Goal => Quote, line for line, the entries from the first through the one containing "from matplotlib.lines import Line2D". Pictures are left out.

[Source code of charts]

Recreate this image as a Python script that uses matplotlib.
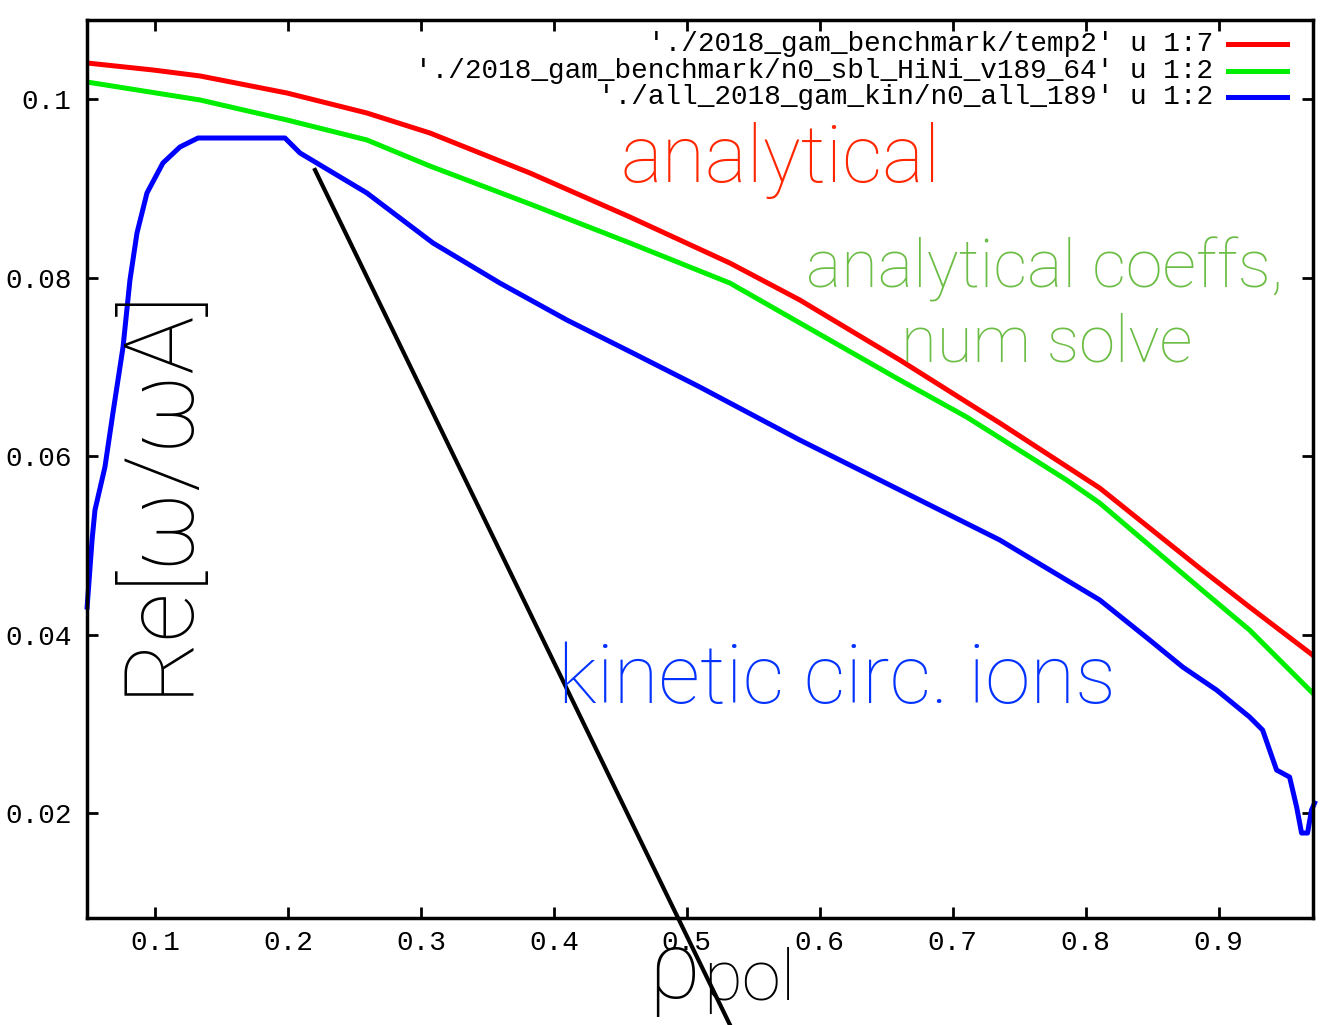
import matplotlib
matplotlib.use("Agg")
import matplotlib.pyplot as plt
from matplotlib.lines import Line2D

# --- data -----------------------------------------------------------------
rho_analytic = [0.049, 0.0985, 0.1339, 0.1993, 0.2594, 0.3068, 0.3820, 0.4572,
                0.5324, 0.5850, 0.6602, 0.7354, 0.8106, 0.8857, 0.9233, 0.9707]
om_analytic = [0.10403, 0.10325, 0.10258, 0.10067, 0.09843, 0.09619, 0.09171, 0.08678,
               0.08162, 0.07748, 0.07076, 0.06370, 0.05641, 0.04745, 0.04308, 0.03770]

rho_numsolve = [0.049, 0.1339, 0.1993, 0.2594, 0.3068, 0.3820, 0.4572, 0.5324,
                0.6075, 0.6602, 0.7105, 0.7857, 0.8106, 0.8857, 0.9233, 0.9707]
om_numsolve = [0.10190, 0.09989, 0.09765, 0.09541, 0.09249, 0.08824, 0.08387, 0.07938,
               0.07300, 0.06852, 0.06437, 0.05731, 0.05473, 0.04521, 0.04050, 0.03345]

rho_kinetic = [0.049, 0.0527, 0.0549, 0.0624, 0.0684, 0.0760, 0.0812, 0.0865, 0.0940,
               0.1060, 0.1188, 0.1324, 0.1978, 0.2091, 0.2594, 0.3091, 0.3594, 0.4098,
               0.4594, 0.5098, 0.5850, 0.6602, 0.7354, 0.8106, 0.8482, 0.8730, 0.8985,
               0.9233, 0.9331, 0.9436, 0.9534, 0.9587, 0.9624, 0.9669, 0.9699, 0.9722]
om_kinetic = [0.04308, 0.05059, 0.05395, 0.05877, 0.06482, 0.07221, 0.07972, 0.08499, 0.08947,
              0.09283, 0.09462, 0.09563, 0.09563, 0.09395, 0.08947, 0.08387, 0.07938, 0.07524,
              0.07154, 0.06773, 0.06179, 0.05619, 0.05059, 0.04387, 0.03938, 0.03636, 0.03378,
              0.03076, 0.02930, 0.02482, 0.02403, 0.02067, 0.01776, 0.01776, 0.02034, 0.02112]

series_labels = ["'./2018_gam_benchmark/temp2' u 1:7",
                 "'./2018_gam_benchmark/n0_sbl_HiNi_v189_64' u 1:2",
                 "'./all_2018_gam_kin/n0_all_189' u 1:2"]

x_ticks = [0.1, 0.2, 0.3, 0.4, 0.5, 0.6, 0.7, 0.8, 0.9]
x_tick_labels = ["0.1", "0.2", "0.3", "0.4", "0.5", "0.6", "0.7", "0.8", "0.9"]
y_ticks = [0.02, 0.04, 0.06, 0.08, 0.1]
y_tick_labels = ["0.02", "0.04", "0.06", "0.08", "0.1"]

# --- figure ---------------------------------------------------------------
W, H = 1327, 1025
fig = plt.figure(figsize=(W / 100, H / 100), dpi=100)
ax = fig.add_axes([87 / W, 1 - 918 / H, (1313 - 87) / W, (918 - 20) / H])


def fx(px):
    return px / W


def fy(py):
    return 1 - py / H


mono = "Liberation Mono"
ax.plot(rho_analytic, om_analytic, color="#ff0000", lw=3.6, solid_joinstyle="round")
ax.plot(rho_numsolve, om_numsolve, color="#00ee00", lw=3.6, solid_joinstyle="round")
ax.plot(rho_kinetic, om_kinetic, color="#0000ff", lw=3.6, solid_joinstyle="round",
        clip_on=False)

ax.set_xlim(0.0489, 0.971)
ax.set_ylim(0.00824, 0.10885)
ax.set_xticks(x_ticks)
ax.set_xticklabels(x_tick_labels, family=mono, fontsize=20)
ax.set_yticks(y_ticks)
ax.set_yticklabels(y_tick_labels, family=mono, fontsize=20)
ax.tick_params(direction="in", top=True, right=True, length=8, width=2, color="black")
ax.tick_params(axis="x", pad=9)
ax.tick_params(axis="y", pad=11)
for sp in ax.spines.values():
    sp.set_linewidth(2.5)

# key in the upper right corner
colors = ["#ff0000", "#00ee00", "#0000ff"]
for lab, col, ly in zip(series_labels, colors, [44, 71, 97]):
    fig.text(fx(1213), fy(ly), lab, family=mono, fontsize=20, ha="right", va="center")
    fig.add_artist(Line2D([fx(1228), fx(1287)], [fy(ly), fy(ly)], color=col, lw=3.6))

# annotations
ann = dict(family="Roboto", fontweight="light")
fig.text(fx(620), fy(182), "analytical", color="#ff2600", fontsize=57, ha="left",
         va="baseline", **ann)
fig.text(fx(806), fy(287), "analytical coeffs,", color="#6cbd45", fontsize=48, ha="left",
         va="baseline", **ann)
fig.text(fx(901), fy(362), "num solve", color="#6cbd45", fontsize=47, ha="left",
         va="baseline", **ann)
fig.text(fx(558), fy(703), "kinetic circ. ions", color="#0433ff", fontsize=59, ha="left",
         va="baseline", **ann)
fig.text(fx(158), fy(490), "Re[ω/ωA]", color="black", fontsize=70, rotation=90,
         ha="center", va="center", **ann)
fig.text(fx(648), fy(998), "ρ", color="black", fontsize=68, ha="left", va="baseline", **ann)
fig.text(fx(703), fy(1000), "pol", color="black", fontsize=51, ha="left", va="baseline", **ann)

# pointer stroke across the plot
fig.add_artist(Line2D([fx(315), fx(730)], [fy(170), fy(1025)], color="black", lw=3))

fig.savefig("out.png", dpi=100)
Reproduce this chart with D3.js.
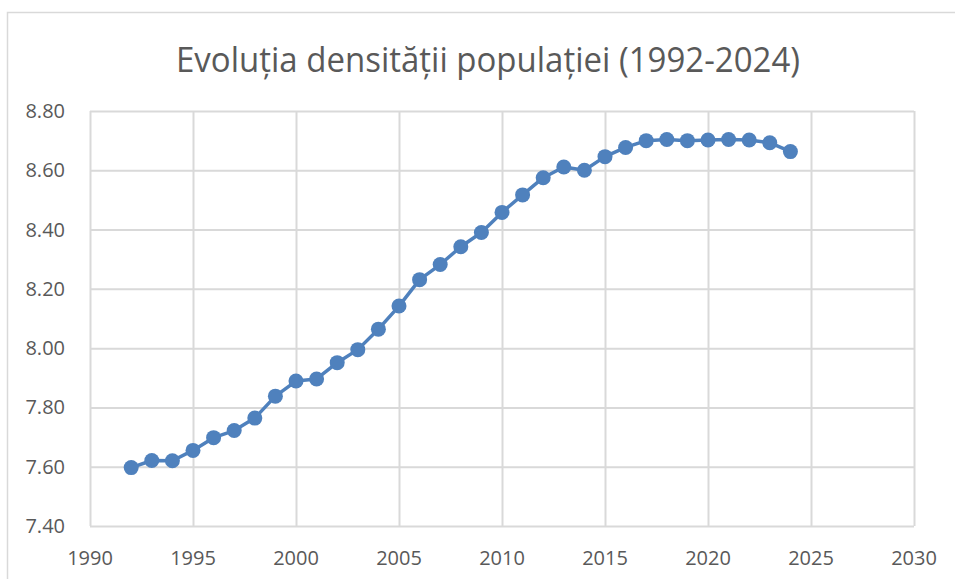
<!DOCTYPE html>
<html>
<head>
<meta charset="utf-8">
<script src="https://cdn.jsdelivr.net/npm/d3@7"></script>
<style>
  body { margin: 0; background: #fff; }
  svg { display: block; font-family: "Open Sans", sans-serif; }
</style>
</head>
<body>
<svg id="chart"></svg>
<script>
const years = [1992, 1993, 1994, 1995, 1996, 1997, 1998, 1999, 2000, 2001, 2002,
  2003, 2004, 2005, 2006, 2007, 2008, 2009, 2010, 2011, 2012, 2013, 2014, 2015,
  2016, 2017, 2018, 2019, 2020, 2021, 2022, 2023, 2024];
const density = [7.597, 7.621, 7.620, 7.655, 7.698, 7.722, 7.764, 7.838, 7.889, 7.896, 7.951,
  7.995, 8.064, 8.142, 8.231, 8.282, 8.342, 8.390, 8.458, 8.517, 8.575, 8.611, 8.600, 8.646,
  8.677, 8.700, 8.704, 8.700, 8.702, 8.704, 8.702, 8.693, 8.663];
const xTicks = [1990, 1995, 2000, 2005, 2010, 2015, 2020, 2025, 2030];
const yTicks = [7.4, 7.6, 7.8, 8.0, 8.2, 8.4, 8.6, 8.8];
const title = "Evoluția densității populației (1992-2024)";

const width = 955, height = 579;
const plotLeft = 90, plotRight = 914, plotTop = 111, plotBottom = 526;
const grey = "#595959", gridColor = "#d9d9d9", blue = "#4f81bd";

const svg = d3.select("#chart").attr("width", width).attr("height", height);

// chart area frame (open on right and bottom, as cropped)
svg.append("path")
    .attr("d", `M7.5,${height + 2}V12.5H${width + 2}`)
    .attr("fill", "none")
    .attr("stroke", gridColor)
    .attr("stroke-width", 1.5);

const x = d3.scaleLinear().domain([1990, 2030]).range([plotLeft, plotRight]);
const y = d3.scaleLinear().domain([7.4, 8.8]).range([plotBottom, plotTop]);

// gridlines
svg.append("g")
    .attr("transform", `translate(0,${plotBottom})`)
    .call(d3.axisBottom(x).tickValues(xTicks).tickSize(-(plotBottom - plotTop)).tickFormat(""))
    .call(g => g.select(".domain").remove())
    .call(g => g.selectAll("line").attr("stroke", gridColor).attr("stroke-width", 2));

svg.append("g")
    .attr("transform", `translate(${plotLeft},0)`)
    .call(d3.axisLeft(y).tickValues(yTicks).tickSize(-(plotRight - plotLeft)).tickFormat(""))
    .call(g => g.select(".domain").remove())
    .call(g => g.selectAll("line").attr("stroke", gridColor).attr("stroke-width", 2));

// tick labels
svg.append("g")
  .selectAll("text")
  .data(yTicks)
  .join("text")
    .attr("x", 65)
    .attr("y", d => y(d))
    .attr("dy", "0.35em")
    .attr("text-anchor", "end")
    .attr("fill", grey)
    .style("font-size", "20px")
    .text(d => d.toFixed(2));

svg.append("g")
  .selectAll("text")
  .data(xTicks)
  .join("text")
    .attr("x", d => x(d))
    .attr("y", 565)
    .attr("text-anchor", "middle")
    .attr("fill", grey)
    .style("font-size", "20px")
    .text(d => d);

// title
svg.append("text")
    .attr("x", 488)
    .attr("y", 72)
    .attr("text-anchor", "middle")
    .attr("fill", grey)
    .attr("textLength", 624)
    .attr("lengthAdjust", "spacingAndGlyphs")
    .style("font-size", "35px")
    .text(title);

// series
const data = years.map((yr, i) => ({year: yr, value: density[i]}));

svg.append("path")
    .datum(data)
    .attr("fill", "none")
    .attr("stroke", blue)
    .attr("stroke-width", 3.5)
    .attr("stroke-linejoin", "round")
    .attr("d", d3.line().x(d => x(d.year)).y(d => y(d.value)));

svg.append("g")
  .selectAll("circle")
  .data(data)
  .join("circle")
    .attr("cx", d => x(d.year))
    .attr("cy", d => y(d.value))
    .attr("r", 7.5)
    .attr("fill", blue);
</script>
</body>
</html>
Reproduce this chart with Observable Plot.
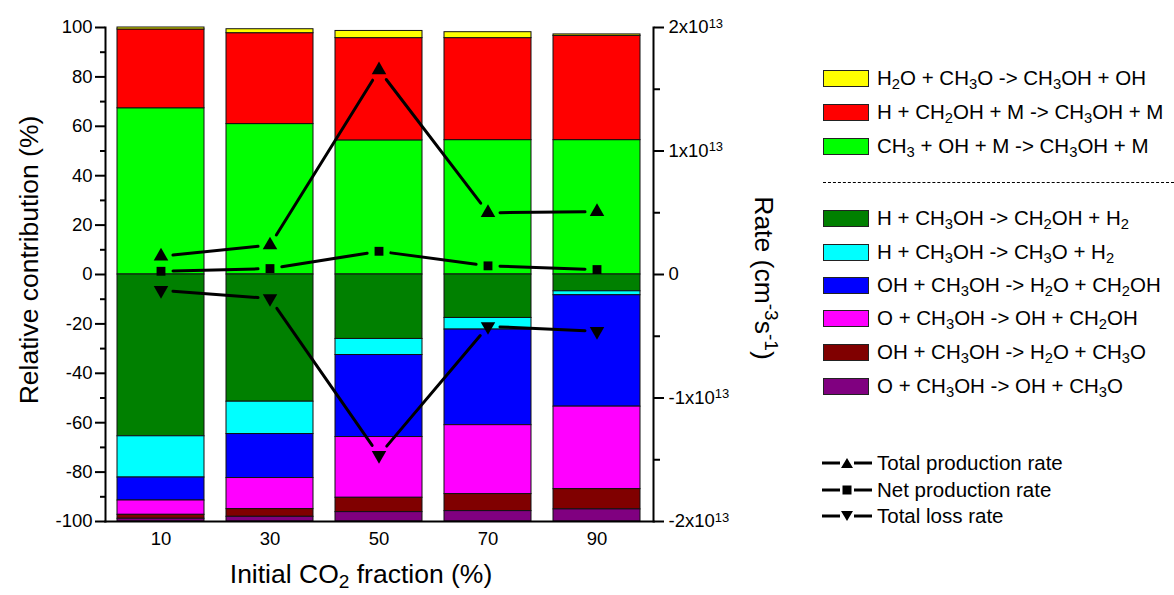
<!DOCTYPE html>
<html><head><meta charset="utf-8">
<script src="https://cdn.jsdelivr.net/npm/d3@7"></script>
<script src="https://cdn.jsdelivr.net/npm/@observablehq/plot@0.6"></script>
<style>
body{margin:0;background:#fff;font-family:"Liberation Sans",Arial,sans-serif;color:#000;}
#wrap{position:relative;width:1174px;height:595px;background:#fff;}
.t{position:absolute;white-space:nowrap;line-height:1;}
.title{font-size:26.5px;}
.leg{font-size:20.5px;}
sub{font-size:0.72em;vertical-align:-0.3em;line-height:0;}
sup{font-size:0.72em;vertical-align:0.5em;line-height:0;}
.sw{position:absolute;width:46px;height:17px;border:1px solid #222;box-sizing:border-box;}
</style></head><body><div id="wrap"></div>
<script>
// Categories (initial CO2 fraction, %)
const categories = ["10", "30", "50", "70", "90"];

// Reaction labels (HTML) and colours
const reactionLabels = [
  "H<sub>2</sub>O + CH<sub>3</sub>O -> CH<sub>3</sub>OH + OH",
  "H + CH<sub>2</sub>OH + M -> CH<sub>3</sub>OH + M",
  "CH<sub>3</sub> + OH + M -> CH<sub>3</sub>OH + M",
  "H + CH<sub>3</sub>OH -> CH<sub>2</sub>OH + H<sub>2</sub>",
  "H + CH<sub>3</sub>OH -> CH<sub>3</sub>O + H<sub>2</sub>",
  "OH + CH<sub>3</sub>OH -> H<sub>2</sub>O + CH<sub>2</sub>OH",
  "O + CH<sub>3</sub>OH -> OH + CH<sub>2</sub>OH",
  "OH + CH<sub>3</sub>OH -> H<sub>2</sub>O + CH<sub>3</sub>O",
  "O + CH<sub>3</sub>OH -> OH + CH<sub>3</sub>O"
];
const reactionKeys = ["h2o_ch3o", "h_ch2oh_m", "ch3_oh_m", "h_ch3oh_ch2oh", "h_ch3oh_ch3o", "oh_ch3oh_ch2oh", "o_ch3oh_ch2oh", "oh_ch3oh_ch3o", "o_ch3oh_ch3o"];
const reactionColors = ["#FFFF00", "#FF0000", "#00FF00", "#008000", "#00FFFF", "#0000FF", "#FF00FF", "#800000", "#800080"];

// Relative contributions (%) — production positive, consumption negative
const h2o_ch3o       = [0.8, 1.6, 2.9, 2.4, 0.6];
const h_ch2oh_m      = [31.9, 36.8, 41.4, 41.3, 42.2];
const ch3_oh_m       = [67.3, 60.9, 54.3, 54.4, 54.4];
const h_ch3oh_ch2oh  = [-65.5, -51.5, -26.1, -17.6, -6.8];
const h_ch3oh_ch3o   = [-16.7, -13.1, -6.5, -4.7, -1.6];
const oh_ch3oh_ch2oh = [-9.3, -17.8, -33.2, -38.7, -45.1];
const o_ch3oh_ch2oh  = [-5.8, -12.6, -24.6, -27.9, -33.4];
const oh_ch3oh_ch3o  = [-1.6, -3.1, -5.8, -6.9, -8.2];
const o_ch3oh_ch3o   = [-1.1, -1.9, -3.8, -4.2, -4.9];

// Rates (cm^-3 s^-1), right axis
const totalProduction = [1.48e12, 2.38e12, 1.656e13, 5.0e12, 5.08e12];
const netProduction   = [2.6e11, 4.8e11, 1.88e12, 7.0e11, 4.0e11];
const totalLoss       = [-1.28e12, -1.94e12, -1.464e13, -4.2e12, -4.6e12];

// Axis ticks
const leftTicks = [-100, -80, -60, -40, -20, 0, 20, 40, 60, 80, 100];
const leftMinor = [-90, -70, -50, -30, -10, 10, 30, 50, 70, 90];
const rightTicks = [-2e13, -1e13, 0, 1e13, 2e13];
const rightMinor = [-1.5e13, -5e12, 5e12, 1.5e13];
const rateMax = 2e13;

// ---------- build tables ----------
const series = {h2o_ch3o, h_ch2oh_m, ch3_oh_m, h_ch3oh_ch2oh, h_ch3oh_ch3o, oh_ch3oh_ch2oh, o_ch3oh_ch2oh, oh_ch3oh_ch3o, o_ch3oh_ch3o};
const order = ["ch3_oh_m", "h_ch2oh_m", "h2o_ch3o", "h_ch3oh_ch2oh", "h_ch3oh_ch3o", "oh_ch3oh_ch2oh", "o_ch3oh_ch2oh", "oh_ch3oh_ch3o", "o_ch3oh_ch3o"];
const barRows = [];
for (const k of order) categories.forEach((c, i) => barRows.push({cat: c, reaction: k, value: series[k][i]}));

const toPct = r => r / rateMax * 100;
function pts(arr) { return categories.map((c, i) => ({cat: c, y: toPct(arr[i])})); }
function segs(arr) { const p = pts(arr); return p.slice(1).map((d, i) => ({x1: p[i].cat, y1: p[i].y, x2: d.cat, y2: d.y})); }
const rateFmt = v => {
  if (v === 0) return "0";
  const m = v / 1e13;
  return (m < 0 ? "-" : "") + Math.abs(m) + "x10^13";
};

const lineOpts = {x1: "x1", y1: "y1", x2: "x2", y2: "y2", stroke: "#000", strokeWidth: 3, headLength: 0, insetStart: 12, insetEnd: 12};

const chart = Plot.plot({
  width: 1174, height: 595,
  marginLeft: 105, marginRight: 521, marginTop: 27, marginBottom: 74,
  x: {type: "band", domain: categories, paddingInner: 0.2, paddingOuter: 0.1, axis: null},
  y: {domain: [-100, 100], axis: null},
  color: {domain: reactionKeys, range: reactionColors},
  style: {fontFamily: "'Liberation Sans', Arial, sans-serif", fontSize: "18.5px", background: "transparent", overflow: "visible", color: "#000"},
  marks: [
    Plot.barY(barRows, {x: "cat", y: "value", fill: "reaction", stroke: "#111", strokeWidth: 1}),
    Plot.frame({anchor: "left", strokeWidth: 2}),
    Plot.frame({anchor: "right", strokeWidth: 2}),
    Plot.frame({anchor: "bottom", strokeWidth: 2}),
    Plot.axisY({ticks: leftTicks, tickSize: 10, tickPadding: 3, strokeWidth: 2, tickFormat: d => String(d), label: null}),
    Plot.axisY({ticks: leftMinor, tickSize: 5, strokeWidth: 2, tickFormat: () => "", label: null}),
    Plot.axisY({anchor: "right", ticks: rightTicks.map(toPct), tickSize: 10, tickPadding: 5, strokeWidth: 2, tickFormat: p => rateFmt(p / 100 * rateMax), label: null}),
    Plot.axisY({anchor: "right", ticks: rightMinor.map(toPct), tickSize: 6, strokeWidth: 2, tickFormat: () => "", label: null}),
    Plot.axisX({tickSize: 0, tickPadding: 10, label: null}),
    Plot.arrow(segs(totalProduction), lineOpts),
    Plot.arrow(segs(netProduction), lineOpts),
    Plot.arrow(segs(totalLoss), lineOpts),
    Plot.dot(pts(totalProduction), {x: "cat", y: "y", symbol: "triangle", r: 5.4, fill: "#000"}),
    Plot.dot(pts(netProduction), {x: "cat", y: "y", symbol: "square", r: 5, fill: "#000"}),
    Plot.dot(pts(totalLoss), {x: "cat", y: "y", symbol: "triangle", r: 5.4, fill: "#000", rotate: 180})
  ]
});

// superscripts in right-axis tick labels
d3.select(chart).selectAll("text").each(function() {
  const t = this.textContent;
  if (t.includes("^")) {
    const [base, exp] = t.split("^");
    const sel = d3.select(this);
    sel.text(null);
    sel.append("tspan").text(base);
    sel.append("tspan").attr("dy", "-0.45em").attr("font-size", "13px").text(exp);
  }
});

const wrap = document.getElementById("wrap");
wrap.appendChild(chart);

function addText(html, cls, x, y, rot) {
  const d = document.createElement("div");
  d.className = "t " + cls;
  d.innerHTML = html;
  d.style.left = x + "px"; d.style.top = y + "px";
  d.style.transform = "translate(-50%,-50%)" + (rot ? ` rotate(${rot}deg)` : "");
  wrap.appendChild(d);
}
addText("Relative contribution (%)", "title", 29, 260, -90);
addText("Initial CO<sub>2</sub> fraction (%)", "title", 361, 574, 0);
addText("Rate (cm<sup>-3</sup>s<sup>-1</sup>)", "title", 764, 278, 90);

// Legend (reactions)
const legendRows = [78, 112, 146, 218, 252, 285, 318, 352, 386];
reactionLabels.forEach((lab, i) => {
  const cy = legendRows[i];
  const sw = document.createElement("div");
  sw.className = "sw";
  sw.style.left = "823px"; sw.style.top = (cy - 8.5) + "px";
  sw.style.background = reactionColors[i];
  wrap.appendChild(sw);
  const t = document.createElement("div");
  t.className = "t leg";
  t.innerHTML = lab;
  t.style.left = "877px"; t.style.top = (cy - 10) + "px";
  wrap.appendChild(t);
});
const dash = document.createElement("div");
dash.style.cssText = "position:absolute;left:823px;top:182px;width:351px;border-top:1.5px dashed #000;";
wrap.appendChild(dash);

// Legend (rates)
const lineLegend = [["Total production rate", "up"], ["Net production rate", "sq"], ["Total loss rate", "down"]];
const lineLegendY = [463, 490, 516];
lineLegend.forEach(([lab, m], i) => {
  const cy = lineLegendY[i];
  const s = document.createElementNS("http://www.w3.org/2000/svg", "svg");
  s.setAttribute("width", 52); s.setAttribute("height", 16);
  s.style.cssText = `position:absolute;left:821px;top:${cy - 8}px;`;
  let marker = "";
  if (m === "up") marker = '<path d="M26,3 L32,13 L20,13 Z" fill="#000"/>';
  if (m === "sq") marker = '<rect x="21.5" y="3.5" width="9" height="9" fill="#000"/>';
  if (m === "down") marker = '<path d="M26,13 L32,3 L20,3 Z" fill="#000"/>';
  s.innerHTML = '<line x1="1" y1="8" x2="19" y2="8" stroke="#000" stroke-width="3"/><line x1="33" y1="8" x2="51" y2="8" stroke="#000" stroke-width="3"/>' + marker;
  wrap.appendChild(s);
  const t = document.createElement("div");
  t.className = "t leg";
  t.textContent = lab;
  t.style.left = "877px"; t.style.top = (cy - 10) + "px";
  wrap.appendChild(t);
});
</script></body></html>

Answer for this exercise =>
Recreate this image as a Python script that uses matplotlib.
import matplotlib
matplotlib.use("Agg")
import matplotlib.pyplot as plt
from matplotlib.lines import Line2D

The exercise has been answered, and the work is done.